## begin Exercise inputs

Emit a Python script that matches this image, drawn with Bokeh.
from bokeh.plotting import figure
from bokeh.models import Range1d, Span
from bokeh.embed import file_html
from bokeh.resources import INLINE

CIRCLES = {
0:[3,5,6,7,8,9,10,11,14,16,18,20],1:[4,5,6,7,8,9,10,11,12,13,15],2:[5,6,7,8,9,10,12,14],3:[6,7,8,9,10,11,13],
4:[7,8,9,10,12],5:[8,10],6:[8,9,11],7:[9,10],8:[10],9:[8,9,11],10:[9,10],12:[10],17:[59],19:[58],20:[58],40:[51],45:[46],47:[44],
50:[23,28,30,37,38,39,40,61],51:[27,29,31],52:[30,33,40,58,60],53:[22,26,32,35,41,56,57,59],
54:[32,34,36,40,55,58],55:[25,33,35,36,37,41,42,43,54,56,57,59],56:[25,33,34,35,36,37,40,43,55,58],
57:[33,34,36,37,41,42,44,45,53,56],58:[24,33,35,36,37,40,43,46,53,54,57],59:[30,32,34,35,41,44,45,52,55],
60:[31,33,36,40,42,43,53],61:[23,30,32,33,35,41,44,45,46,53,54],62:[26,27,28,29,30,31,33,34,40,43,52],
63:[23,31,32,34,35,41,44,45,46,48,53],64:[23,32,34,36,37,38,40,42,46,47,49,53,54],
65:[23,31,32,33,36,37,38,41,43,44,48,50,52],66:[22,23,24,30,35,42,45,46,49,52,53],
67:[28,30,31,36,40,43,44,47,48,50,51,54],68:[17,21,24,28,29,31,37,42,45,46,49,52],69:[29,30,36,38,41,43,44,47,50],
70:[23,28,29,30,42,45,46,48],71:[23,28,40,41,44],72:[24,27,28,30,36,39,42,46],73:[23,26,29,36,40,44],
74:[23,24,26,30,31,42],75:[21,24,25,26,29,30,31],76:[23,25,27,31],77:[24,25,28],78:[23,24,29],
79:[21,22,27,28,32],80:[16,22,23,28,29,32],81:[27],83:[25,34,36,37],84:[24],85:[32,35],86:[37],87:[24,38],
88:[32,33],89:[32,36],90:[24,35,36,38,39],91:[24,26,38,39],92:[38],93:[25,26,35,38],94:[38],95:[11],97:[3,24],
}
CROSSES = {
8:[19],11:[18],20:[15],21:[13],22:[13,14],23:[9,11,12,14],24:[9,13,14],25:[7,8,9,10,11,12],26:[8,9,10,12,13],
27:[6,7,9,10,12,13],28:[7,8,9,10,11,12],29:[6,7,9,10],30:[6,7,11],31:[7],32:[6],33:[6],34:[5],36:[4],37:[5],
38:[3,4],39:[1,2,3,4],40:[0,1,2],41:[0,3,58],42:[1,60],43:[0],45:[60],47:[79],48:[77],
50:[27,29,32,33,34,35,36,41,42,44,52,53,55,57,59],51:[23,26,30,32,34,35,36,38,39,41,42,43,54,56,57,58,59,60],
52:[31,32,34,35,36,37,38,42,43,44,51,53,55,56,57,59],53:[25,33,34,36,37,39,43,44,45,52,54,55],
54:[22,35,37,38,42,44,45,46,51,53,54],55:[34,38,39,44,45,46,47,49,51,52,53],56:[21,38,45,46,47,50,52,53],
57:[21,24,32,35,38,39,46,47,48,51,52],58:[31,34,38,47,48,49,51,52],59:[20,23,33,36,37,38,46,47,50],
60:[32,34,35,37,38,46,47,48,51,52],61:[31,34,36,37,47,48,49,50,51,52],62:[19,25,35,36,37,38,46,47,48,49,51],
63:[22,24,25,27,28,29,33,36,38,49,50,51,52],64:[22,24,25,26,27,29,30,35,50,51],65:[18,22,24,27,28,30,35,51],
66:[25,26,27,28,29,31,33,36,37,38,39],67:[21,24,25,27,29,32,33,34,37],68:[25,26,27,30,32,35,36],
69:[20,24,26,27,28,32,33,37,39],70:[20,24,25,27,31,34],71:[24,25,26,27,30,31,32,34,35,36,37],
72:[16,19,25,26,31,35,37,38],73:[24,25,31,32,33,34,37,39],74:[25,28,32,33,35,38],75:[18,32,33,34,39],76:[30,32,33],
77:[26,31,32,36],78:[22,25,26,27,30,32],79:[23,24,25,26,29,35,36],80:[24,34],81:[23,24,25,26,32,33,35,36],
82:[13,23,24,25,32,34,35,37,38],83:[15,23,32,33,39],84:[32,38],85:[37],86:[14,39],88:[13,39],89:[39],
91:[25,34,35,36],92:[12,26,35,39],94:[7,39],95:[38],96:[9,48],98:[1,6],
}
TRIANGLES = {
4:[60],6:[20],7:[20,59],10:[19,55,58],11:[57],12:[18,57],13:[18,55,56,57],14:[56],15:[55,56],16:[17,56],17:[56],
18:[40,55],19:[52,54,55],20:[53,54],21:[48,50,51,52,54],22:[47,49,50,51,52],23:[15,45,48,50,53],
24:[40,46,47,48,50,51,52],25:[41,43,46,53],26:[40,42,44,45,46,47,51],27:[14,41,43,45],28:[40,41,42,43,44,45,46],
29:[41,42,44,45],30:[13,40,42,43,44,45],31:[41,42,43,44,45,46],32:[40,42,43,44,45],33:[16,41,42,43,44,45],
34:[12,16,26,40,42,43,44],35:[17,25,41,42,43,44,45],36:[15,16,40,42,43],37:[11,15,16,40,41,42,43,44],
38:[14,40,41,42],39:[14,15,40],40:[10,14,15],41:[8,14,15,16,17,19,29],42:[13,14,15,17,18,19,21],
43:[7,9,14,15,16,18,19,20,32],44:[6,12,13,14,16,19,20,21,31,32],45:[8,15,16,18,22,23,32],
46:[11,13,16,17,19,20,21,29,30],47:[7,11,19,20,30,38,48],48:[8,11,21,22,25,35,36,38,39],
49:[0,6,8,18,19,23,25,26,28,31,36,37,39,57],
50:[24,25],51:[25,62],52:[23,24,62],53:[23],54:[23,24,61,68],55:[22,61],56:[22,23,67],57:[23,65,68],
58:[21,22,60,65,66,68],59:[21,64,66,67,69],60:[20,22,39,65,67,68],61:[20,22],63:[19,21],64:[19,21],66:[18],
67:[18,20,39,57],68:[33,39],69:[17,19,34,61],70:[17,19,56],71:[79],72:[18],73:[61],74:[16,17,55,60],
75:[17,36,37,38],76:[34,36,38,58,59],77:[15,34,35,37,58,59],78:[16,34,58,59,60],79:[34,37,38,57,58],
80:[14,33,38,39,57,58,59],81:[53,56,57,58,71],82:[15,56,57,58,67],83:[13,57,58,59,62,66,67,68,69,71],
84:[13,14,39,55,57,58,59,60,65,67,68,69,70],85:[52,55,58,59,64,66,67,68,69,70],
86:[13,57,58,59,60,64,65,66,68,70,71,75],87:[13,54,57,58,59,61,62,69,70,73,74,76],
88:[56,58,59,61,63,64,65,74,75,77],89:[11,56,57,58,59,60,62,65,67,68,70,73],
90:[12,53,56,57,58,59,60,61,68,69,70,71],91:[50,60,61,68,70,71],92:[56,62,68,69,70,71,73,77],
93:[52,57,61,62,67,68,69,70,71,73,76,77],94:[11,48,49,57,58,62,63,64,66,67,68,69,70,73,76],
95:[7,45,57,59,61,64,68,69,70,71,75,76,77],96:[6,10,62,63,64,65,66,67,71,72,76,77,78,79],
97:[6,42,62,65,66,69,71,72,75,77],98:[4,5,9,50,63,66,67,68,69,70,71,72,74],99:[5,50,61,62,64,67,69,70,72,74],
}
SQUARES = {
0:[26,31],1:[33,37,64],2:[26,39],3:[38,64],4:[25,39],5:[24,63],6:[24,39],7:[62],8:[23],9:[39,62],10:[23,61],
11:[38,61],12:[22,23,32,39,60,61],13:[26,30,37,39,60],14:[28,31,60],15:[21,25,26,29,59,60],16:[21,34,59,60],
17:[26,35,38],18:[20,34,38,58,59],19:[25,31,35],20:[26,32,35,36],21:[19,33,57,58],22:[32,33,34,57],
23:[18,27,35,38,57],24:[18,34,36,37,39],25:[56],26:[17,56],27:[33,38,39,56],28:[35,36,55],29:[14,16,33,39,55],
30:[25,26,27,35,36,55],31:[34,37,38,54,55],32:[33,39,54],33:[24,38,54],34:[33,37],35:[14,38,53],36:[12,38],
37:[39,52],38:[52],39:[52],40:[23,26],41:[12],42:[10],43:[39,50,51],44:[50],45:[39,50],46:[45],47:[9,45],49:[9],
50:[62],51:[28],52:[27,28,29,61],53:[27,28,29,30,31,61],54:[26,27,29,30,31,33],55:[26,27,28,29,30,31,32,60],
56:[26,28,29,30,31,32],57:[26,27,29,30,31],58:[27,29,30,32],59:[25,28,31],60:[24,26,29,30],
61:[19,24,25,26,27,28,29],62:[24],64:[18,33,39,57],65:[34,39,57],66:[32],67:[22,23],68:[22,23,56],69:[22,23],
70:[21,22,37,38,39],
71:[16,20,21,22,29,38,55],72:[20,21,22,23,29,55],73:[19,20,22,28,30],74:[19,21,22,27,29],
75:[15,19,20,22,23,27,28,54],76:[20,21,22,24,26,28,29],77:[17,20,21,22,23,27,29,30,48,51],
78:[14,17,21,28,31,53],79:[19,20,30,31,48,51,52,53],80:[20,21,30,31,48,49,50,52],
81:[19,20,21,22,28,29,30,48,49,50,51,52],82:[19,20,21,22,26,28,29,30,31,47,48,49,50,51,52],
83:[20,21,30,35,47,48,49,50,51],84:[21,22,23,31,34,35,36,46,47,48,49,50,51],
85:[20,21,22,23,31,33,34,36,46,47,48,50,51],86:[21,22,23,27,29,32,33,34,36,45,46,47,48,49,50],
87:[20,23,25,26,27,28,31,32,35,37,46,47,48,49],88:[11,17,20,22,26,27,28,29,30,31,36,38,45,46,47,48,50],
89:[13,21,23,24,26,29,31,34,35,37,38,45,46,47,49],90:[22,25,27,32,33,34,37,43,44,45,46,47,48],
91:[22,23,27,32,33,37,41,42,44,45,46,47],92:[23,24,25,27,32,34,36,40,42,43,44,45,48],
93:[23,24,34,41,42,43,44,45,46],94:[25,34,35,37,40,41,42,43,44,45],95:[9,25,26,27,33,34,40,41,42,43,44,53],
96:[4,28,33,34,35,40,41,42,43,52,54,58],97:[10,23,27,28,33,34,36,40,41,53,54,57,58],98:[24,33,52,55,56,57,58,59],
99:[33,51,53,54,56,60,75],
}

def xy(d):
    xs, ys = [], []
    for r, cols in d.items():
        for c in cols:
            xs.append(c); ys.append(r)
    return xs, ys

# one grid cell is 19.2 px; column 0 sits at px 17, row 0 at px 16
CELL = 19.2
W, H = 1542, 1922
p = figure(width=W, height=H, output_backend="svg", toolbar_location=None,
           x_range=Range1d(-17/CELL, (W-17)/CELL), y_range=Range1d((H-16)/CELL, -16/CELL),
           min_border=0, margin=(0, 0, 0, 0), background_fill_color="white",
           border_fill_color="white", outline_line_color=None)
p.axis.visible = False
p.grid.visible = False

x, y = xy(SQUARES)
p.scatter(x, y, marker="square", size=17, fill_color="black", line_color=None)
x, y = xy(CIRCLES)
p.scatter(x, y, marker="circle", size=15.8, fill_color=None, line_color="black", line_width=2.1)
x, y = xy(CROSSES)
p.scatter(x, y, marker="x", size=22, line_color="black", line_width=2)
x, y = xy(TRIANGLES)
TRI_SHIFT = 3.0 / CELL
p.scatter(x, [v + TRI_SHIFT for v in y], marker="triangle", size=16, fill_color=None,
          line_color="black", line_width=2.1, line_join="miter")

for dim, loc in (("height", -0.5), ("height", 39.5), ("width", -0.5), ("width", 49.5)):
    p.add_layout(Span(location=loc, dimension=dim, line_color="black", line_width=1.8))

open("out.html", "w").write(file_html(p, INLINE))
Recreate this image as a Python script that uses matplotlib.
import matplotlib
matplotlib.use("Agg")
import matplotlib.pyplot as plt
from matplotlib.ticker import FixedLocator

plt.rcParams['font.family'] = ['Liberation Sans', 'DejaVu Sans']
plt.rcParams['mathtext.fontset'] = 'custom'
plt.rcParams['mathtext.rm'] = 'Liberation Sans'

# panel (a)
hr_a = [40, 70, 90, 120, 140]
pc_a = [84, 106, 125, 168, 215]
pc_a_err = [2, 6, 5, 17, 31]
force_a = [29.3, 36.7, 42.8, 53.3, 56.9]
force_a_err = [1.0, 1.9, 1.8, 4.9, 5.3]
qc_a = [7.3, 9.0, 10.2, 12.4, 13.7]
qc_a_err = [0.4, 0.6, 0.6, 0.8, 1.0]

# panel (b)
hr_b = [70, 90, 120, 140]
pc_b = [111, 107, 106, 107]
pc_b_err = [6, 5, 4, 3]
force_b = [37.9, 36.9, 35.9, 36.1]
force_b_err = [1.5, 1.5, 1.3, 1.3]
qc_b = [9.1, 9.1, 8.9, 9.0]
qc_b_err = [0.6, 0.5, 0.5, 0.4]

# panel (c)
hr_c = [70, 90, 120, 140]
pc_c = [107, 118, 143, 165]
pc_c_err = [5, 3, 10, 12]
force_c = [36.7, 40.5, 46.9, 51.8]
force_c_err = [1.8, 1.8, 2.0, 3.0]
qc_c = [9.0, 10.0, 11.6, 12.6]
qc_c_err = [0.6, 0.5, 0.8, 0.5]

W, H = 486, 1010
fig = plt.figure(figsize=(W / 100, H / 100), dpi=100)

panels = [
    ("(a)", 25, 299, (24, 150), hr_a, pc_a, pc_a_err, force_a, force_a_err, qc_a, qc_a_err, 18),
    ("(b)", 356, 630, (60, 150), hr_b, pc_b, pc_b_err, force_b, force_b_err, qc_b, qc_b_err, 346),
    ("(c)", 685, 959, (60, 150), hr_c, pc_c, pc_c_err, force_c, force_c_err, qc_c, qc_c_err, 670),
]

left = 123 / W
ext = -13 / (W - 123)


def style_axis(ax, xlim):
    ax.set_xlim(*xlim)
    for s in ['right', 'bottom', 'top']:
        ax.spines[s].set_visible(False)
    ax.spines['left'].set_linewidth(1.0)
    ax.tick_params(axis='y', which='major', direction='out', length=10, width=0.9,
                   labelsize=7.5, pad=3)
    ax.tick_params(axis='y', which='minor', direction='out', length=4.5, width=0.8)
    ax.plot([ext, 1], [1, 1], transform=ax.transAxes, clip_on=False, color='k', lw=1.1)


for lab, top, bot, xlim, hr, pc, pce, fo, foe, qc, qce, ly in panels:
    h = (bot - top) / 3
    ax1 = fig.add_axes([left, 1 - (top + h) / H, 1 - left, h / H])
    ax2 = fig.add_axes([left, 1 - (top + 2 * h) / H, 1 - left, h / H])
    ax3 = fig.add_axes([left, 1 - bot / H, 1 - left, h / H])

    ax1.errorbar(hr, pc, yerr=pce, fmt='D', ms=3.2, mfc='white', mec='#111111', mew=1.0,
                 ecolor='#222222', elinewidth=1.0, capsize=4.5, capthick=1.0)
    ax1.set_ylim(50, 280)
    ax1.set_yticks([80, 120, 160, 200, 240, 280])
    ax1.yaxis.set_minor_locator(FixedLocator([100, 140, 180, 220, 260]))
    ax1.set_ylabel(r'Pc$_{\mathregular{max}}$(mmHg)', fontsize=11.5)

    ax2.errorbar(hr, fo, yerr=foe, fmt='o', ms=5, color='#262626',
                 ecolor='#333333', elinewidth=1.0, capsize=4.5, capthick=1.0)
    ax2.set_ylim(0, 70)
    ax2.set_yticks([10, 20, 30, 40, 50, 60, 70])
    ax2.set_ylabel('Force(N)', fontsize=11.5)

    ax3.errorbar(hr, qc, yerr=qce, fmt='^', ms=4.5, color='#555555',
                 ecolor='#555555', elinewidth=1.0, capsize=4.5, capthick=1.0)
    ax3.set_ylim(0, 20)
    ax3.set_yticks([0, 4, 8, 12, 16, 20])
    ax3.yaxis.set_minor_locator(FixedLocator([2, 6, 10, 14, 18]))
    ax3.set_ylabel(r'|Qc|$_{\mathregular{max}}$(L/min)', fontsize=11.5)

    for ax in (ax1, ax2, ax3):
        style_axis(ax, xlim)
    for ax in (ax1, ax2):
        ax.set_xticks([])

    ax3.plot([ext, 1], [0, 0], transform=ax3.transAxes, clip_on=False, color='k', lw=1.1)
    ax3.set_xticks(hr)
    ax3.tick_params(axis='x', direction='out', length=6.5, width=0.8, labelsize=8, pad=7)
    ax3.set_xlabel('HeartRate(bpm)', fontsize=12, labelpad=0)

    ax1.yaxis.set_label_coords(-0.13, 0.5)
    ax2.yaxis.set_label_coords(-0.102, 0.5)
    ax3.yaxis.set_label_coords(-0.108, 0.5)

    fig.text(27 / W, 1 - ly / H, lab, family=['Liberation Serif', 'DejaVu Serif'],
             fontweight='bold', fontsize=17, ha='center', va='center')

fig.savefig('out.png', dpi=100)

## end Exercise inputs

Short task | Starting at the first line of the entries above, please extract each line up to and including the line with "from bokeh.resources import INLINE", unchanged, and add nothing.

Result below |
Emit a Python script that matches this image, drawn with Bokeh.
from bokeh.plotting import figure
from bokeh.models import Range1d, Span
from bokeh.embed import file_html
from bokeh.resources import INLINE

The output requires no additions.